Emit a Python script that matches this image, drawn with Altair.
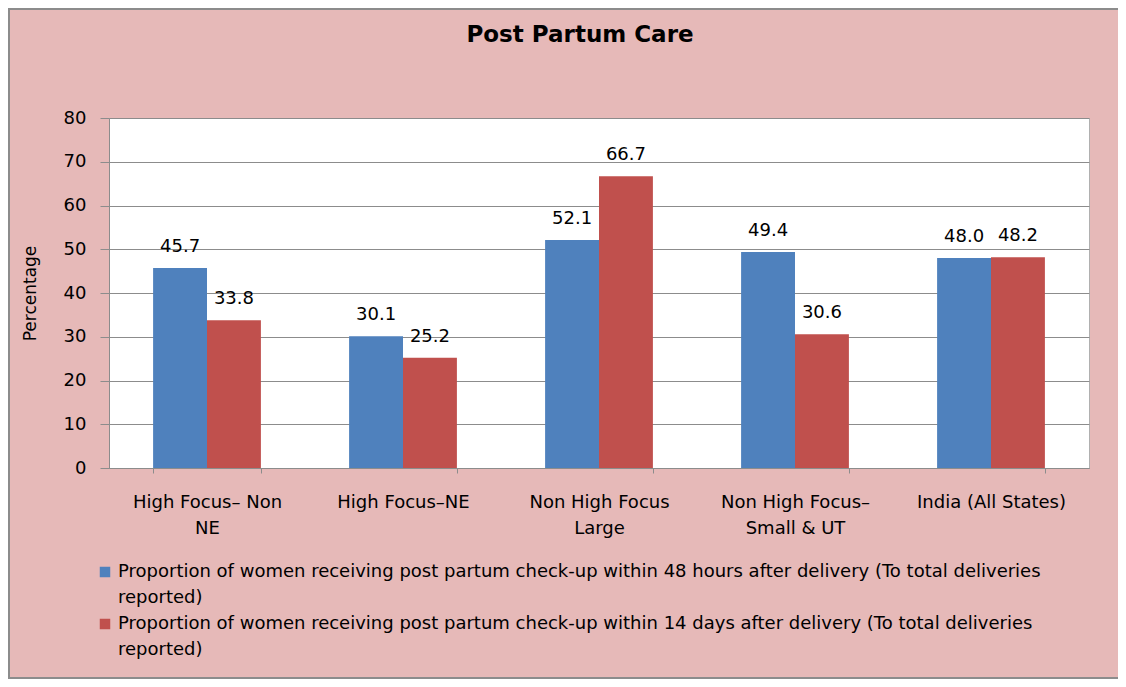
import altair as alt
import pandas as pd

categories = ["High Focus– Non NE", "High Focus–NE", "Non High Focus Large",
              "Non High Focus–Small & UT", "India (All States)"]
category_lines = [["High Focus– Non", "NE"], ["High Focus–NE"], ["Non High Focus", "Large"],
                  ["Non High Focus–", "Small & UT"], ["India (All States)"]]
series = [
    "Proportion of women receiving post partum check-up within 48 hours after delivery (To total deliveries reported)",
    "Proportion of women receiving post partum check-up within 14 days after delivery (To total deliveries reported)",
]
series_lines = [
    ["Proportion of women receiving post partum check-up within 48 hours after delivery (To total deliveries", "reported)"],
    ["Proportion of women receiving post partum check-up within 14 days after delivery (To total deliveries", "reported)"],
]
within_48h = [45.7, 30.1, 52.1, 49.4, 48.0]
within_14d = [33.8, 25.2, 66.7, 30.6, 48.2]
colors = ["#4F81BD", "#C0504D"]

rows = []
for i, c in enumerate(categories):
    rows.append({"category": c, "series": series[0], "value": within_48h[i]})
    rows.append({"category": c, "series": series[1], "value": within_14d[i]})
df = pd.DataFrame(rows)

def expr_map(keys, lines):
    parts = []
    for k, ls in zip(keys, lines):
        arr = "[" + ",".join("'" + l.replace("'", "\\'") + "'" for l in ls) + "]"
        parts.append(f"datum.label == '{k}' ? {arr} : ")
    return "".join(parts) + "datum.label"

FONT = "DejaVu Sans"

x = alt.X("category:N", sort=categories, title=None,
          scale=alt.Scale(paddingInner=0.45, paddingOuter=0.225),
          axis=alt.Axis(labelAngle=0, labelExpr=expr_map(categories, category_lines),
                        tickBand="extent", tickSize=5, labelPadding=20,
                        labelFontSize=18, labelFont=FONT, labelColor="#000000",
                        labelLineHeight=26,
                        domainColor="#8c8c8c", tickColor="#8c8c8c", labelLimit=300))
xo = alt.XOffset("series:N", sort=series, scale=alt.Scale(paddingInner=0, paddingOuter=0))
y = alt.Y("value:Q", title="Percentage",
          scale=alt.Scale(domain=[0, 80], nice=False),
          axis=alt.Axis(values=list(range(0, 81, 10)), grid=True, gridColor="#8c8c8c",
                        domainColor="#8c8c8c", tickColor="#8c8c8c", tickSize=9,
                        labelPadding=14, labelFontSize=18, labelFont=FONT, labelColor="#000000",
                        titleFont=FONT, titleFontSize=17, titleFontWeight="normal",
                        titleColor="#000000", titlePadding=24))

base = alt.Chart(df)
bars = base.mark_bar().encode(
    x=x, xOffset=xo, y=y,
    color=alt.Color("series:N", sort=series, scale=alt.Scale(domain=series, range=colors),
                    legend=alt.Legend(title=None, orient="none", legendX=-13, legendY=445,
                                      direction="vertical", symbolType="square", symbolSize=110,
                                      symbolStrokeWidth=0, labelFont=FONT, labelFontSize=18,
                                      labelColor="#000000", labelLimit=1000, rowPadding=8,
                                      labelExpr=expr_map(series, series_lines))),
)
labels = base.mark_text(baseline="bottom", dy=-12, font=FONT, fontSize=18, color="#000000").encode(
    x=x, xOffset=xo, y=y, text=alt.Text("value:Q", format=".1f"))

frame = alt.Chart(pd.DataFrame({"a": [0]})).mark_rect(
    fill="transparent", stroke="#8c8c8c", strokeWidth=2).encode(
    x=alt.value(-100), x2=alt.value(1028), y=alt.value(-109), y2=alt.value(560))

chart = alt.layer(frame, bars, labels).properties(
    width=980, height=350,
    title=alt.TitleParams("Post Partum Care", font=FONT, fontSize=23, fontWeight="bold",
                          color="#000000", anchor="middle", frame="group", offset=-39, dx=-19),
    autosize=alt.AutoSizeParams(type="none"),
    padding={"left": 101, "top": 110, "right": 29, "bottom": 211},
    background="#E6B9B8",
).configure(
    view={"stroke": "#b0b0b0", "fill": "#FFFFFF"},
    style={"guide-label": {"lineHeight": 26}},
)

chart.save("out.html", embed_options={"renderer": "svg", "actions": False})
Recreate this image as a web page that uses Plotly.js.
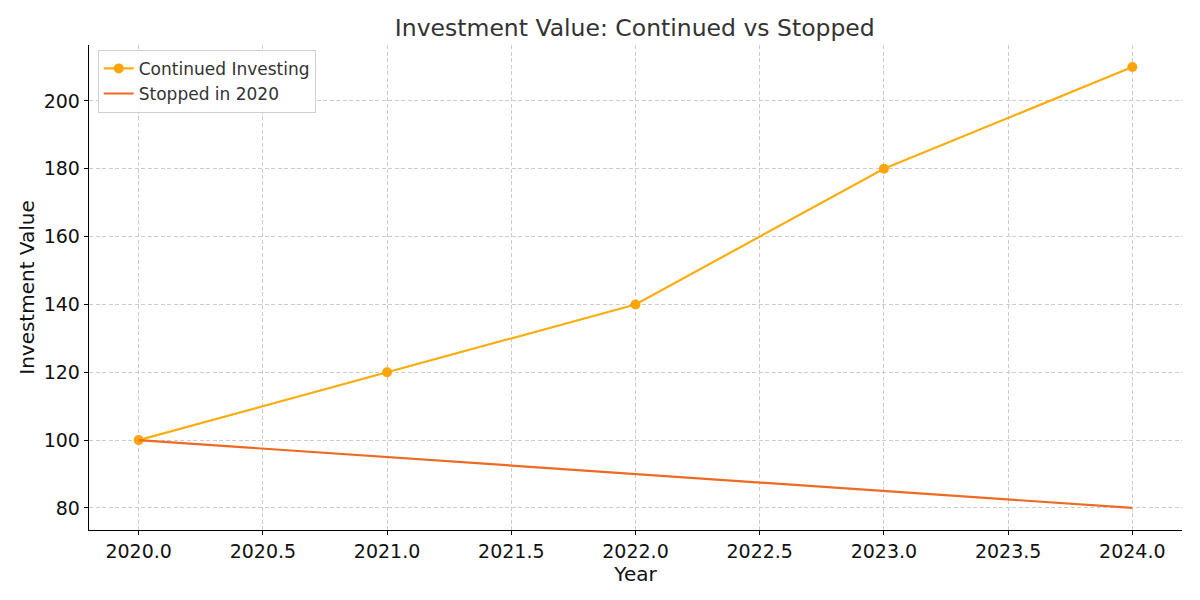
<!DOCTYPE html>
<html>
<head>
<meta charset="utf-8">
<script src="https://cdn.plot.ly/plotly-3.0.1.min.js"></script>
<style>
  body { margin: 0; background: #fff; }
  #chart { width: 1200px; height: 600px; }
</style>
</head>
<body>
<div id="chart"></div>
<script>
const years = [2020, 2021, 2022, 2023, 2024];
const continuedValues = [100, 120, 140, 180, 210];
const stoppedValues = [100, 95, 90, 85, 80];
const xTicks = [2020, 2020.5, 2021, 2021.5, 2022, 2022.5, 2023, 2023.5, 2024];
const yTicks = [80, 100, 120, 140, 160, 180, 200];

const font = "DejaVu Sans, sans-serif";

const data = [
  {
    x: years,
    y: continuedValues,
    name: "Continued Investing",
    type: "scatter",
    mode: "lines+markers",
    line: { color: "#f9ad0e", width: 2.2 },
    marker: { color: "#fca50a", size: 10 },
  },
  {
    x: years,
    y: stoppedValues,
    name: "Stopped in 2020",
    type: "scatter",
    mode: "lines",
    line: { color: "#ec6a22", width: 2.2 },
  },
];

const axisCommon = {
  showline: true,
  linecolor: "#000",
  linewidth: 1.3,
  mirror: false,
  ticks: "outside",
  ticklen: 4,
  tickcolor: "#000",
  showgrid: true,
  gridcolor: "#cccccc",
  griddash: "4px,2.5px",
  gridwidth: 1,
  zeroline: false,
  tickfont: { family: font, size: 19, color: "#111" },
};

const layout = {
  width: 1200,
  height: 600,
  paper_bgcolor: "#fff",
  plot_bgcolor: "#fff",
  margin: { l: 89, r: 18, t: 45, b: 70 },
  title: {
    text: "Investment Value: Continued vs Stopped",
    font: { family: font, size: 23.5, color: "#333" },
    x: 0.529,
    xanchor: "center",
    y: 0.953,
    yanchor: "middle",
  },
  xaxis: Object.assign({}, axisCommon, {
    range: [2019.8, 2024.2],
    tickvals: xTicks,
    ticktext: xTicks.map((v) => v.toFixed(1)),
    title: { text: "Year", font: { family: font, size: 20, color: "#111" }, standoff: 1 },
  }),
  yaxis: Object.assign({}, axisCommon, {
    range: [73.5, 216.5],
    tickvals: yTicks,
    title: { text: "Investment Value", font: { family: font, size: 20, color: "#111" }, standoff: 3 },
  }),
  legend: {
    x: 0.008,
    y: 0.99,
    xanchor: "left",
    yanchor: "top",
    bgcolor: "rgba(255,255,255,0.9)",
    bordercolor: "#d0d0d0",
    borderwidth: 1,
    font: { family: font, size: 17, color: "#333" },
  },
  showlegend: true,
};

Plotly.newPlot("chart", data, layout, { displayModeBar: false, staticPlot: true });
</script>
</body>
</html>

----

- **STATED PROBLEM**
Could the lines from the top of the material through the line with "import pandas as pd" be repeated exactly, pictures left out?

- **ANSWER FOR THIS EXERCISE**
Emit a Python script that matches this image, drawn with Altair.
import altair as alt
import pandas as pd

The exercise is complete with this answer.